From the DWH Architecture, clasify and mention relevant examples for the Operational Data Sources:
Operational Data Sources can be divided in:
-
Internal Data Sources:
- ERP systems
- CRM systems
- BPM systems
- ODS (operational data stores)
- Master data management
- Other DWHs
- Flat files (CSVs, text files, others)
-
External Data Sources:
- Streams
- HDFS (Hadoop Distributed File System)
- Web feeds
- Flat files (CSVs, text files, others)
From the DWH Architecture, describe the steps and mention some examples for the Data Migration (ETL):
-
ETL steps:
- Selection (of sources)
- Extraction (of actual data for further processing)
- Cleansing (data unification rules, standardized values, validate)
- Transformation (convert data using same units, joining data, agreggates, sortings, calcultations…)
- Loading/Updating (correct fulll loads)
- About 70% of DWH dev hours go to the ETL process
- Scenarios: data aggregation, currency conversion, errors, deduplication, batch processing
- Metadata generation/repository:
- Technical (system, source data, source frequency)
- Business (display name, content descriptions)
- Process (task logs, disk reads, query time, rows processed)
What are some motives for real time ETL? Also explain some of its tradeoffs.
- Users demand higher levels of freshness (relevant for decision making, BI)
- Globalization of economy (operating in several time-zones, nigh-time update windows disappear)
- New types of data sources (live web feeds, stock market prices, more real time info available)
- Affordable technical realizations (better loading performance thanks to faster technologies => column storing, in-memory computing)
- Also has Tradeoffs:
- Possible incomplete records (replacing batch files with reads from message queues, transaction logs)
- Restricting data quality screening to some columns
- Allowing new/early facts to be posted with old dimensions (outdated master data records, danger of missing referential integrity)
- Data staging is eliminated
Mention some reasons to separate OLTP (transactions) and OLAP (analytical, DWH):
-
Response times:
- Bad query performance on operational DBs
- Read-oriented data storage in DWHs
-
Long-term data storage:
- Analyzing data over a period of time
-
Independent data access:
- No interference of operational systems
- Standardization of data formats, data harmonization:
- Enhancing data quality
Mention some key characteristics of OLTP:
- OLTP = On Line Transaction Processing
- Application: Operational, ERP, CRM, legacy Apps.
- Typical users: Staff
- Time horizon: Weeks, Months
- Refresh: Inmediate
- Data model: Entity-Relationship
- Schema: Normalized
- Emphasis: Update (constant transactions)
Mention some key characteristics of OLAP:
- OLAP = On Line Analytic Processsing
- Application: MIS, DSS, DWH
- Typical users: Managers, Executives
- Time horizon: Years
- Refresh: Periodic
- Data model: Multi-dimensional
- Schema: Star
- Emphasis: Retrieval (read)
Mention the (3) elements of the DWH Core Layer:
- MetaData
- DWH Data Basis
- OLAP Server
Mention the elements of the multidimensional model (data cubes):
- Dimensions (general axis names: products, time, location)
- Reference objects (names on the dimensions axis: México, USA, Canada)
- Facts (stored content on each individual X,Y,Z coordinate)
- Ratios
What are Data Marts?
- Data marts are specialized DWHs targeted to a particular functional area or user group.
- Can be derived from an enterprise DWH or collected directly from data sources.
- Easier to build than an enterprise DWH.
- Why a data mart approach?
- Semantic partitioning
- Archiving
- Load balancing
- Data protection
What are the (2) main data mart design approaches?
-
Top-down design
- The requirements of users are merged before the design process begins.
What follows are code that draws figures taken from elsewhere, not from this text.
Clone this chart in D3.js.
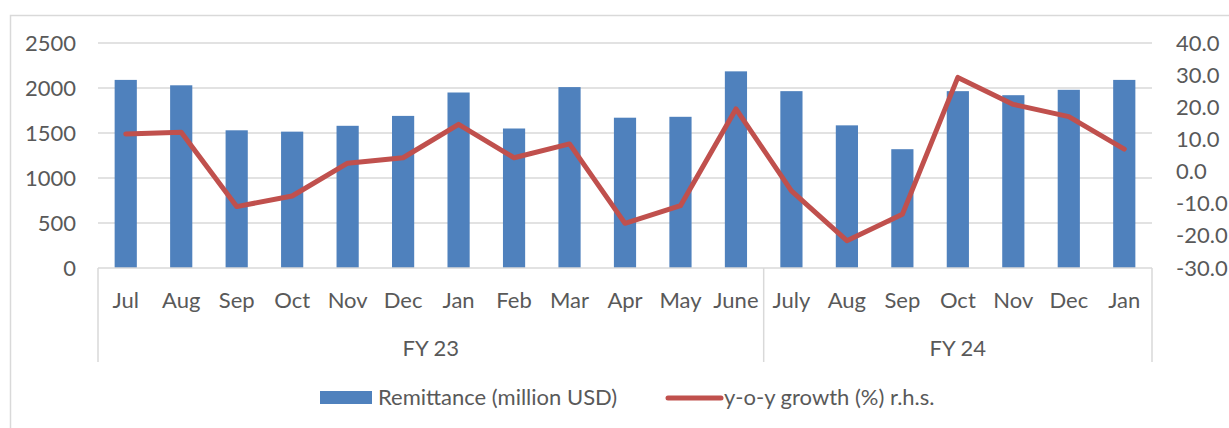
<!DOCTYPE html>
<html>
<head>
<meta charset="utf-8">
<script src="https://cdn.jsdelivr.net/npm/d3@7"></script>
<style>
  body { margin: 0; background: #fff; }
  svg text { font-family: Lato, "Open Sans", sans-serif; fill: #595959; }
</style>
</head>
<body>
<svg id="canvas"></svg>
<script>
const months = ["Jul", "Aug", "Sep", "Oct", "Nov", "Dec", "Jan", "Feb", "Mar", "Apr", "May", "June",
    "July", "Aug", "Sep", "Oct", "Nov", "Dec", "Jan"];
const remittance = [2090, 2030, 1530, 1515, 1580, 1690, 1950, 1550, 2010, 1670, 1680, 2185,
    1965, 1585, 1320, 1965, 1920, 1980, 2090];
const growth = [11.7, 12.2, -10.9, -7.6, 2.6, 4.3, 14.7, 4.3, 8.6, -16.1, -10.6, 19.5,
    -6.0, -21.5, -13.3, 29.3, 20.9, 17.1, 7.0];
const fiscalYears = ["FY 23", "FY 24"];
const fiscalCounts = [12, 7];
const leftTicks = [0, 500, 1000, 1500, 2000, 2500];
const rightTicks = [-30, -20, -10, 0, 10, 20, 30, 40];
const seriesNames = ["Remittance (million USD)", "y-o-y growth (%) r.h.s."];

const width = 1229,
    height = 428;
const fontSize = 22;

const svg = d3.select("#canvas")
    .attr("width", width)
    .attr("height", height);

const box = { left: 98, right: 1152, top: 43, bottom: 268 };

// chart frame
svg.append("rect")
    .attr("x", 10.5).attr("y", 15.5)
    .attr("width", 1240).attr("height", 440)
    .attr("fill", "none")
    .attr("stroke", "#d9d9d9")
    .attr("stroke-width", 1.5);

const scaleX = d3.scaleBand()
    .domain(d3.range(months.length))
    .range([box.left, box.right])
    .paddingInner(0.6)
    .paddingOuter(0.3);
const step = scaleX.step();
const center = i => scaleX(i) + scaleX.bandwidth() / 2;

const scaleY = d3.scaleLinear()
    .domain([0, 2500])
    .range([box.bottom, box.top]);
const scaleY2 = d3.scaleLinear()
    .domain([-30, 40])
    .range([box.bottom, box.top]);

// gridlines
svg.append("g")
    .selectAll("line")
    .data(leftTicks.slice(1))
    .join("line")
    .attr("x1", box.left).attr("x2", box.right)
    .attr("y1", d => scaleY(d)).attr("y2", d => scaleY(d))
    .attr("stroke", "#d9d9d9")
    .attr("stroke-width", 1.5);

// left axis
const axisLeft = svg.append("g")
    .attr("transform", `translate(${box.left - 22}, 0)`)
    .call(d3.axisLeft(scaleY).tickValues(leftTicks).tickSize(0).tickPadding(0).tickFormat(d3.format("d")));
axisLeft.select(".domain").remove();
axisLeft.selectAll("text").attr("font-size", fontSize).attr("fill", "#595959");

// right axis
const fmt1 = d3.format(".1f");
const axisRight = svg.append("g")
    .attr("transform", `translate(${box.right + 24}, 0)`)
    .call(d3.axisRight(scaleY2).tickValues(rightTicks).tickSize(0).tickPadding(0)
        .tickFormat(d => fmt1(d).replace("\u2212", "-")));
axisRight.select(".domain").remove();
axisRight.selectAll("text").attr("font-size", fontSize).attr("fill", "#595959");

// bars
svg.append("g")
    .selectAll("rect")
    .data(remittance)
    .join("rect")
    .attr("x", (d, i) => scaleX(i))
    .attr("width", scaleX.bandwidth())
    .attr("y", d => scaleY(d))
    .attr("height", d => scaleY(0) - scaleY(d))
    .attr("fill", "#4f81bd");

// x axis baseline
svg.append("line")
    .attr("x1", box.left).attr("x2", box.right)
    .attr("y1", box.bottom).attr("y2", box.bottom)
    .attr("stroke", "#d9d9d9")
    .attr("stroke-width", 1.5);

// month labels
const axisBottom = svg.append("g")
    .attr("transform", `translate(0, ${box.bottom})`)
    .call(d3.axisBottom(scaleX).tickSize(0).tickPadding(24).tickFormat(i => months[i]));
axisBottom.select(".domain").remove();
axisBottom.selectAll("text").attr("font-size", fontSize).attr("fill", "#595959");

// fiscal year groups
const starts = [0];
fiscalCounts.forEach((c, i) => starts.push(starts[i] + c));
const dividerX = starts.map(s => box.left + s * step);
svg.append("g")
    .selectAll("line")
    .data(dividerX)
    .join("line")
    .attr("x1", d => d).attr("x2", d => d)
    .attr("y1", box.bottom).attr("y2", 362)
    .attr("stroke", "#d9d9d9")
    .attr("stroke-width", 1.5);
svg.append("g")
    .selectAll("text")
    .data(fiscalYears)
    .join("text")
    .attr("x", (d, i) => (dividerX[i] + dividerX[i + 1]) / 2)
    .attr("y", 356)
    .attr("text-anchor", "middle")
    .attr("font-size", fontSize)
    .text(d => d);

// growth line
const lineGenerator = d3.line()
    .x((d, i) => center(i))
    .y(d => scaleY2(d));
svg.append("path")
    .attr("d", lineGenerator(growth))
    .attr("fill", "none")
    .attr("stroke", "#c0504d")
    .attr("stroke-width", 5)
    .attr("stroke-linejoin", "round")
    .attr("stroke-linecap", "round");

// legend
const legend = svg.append("g");
legend.append("rect")
    .attr("x", 320).attr("y", 391)
    .attr("width", 52).attr("height", 13)
    .attr("fill", "#4f81bd");
legend.append("text")
    .attr("x", 378).attr("y", 405)
    .attr("font-size", fontSize)
    .text(seriesNames[0]);
legend.append("line")
    .attr("x1", 668).attr("x2", 721)
    .attr("y1", 398).attr("y2", 398)
    .attr("stroke", "#c0504d")
    .attr("stroke-width", 5)
    .attr("stroke-linecap", "round");
legend.append("text")
    .attr("x", 724).attr("y", 405)
    .attr("font-size", fontSize)
    .text(seriesNames[1]);
</script>
</body>
</html>
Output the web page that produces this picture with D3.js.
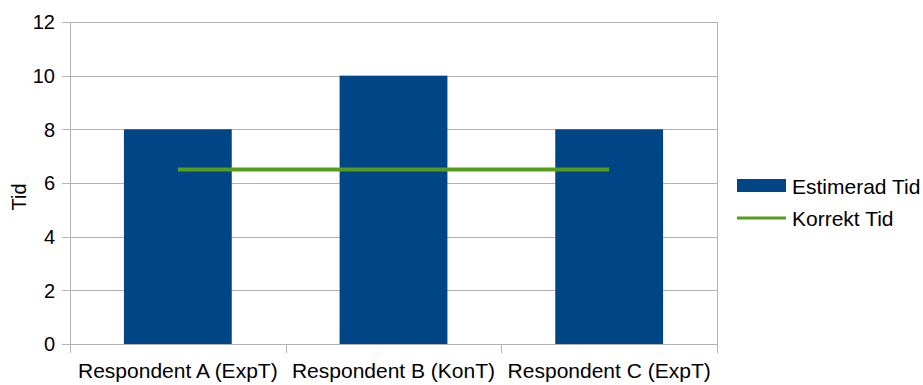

A DWH is created.
- Separate data marts exist for each business area or process.
- Data marts are closer to reporting.
-
Bottom-up design
- Separate schemas for each data mart based on the requirements of business area.
- Later, these schemas form a global schema for the DWH.
Mention some key (points) differences between Traditional BI and Data Discovery:
-
Traditional BI:
- IT department
- Mega vendors, large independent sellers
- Top-down/Central approach
- Interface based on Dashboards/KPIs
- Reporting as main use
- Query on existing repositories (data storage)
- Deployed by Consultants
-
Data Discovery:
- Business-users oriented
- Small, fast growing independent sellers
- Bottom-up/Decentralized approach
- Interface based on Visualizations
- Analysis as main use
- Dedicated repository (data storage)
- Deployed by Users
What are some drawbacks of data mart approaches?
- No reconcilability of data (single point of truth is rlost)
- Reconcile data inequalities can be difficult
- Increasing extracts from the DWH needed
- Change propagation (changing one data marte may affect others) -> Chances of error quickly grow
- Non-extensibility (might be needed to start from scratch after big organizational changes)
MapReduce can be used to extend a DWH, why?
- Traditional and NoSQL DB’s are unfit to deal with the analysis of large quantities of data.
- Having a MapReduce component allows for Big Data analytics tasks.
- MapReduce can run complex analytical tasks in parallel.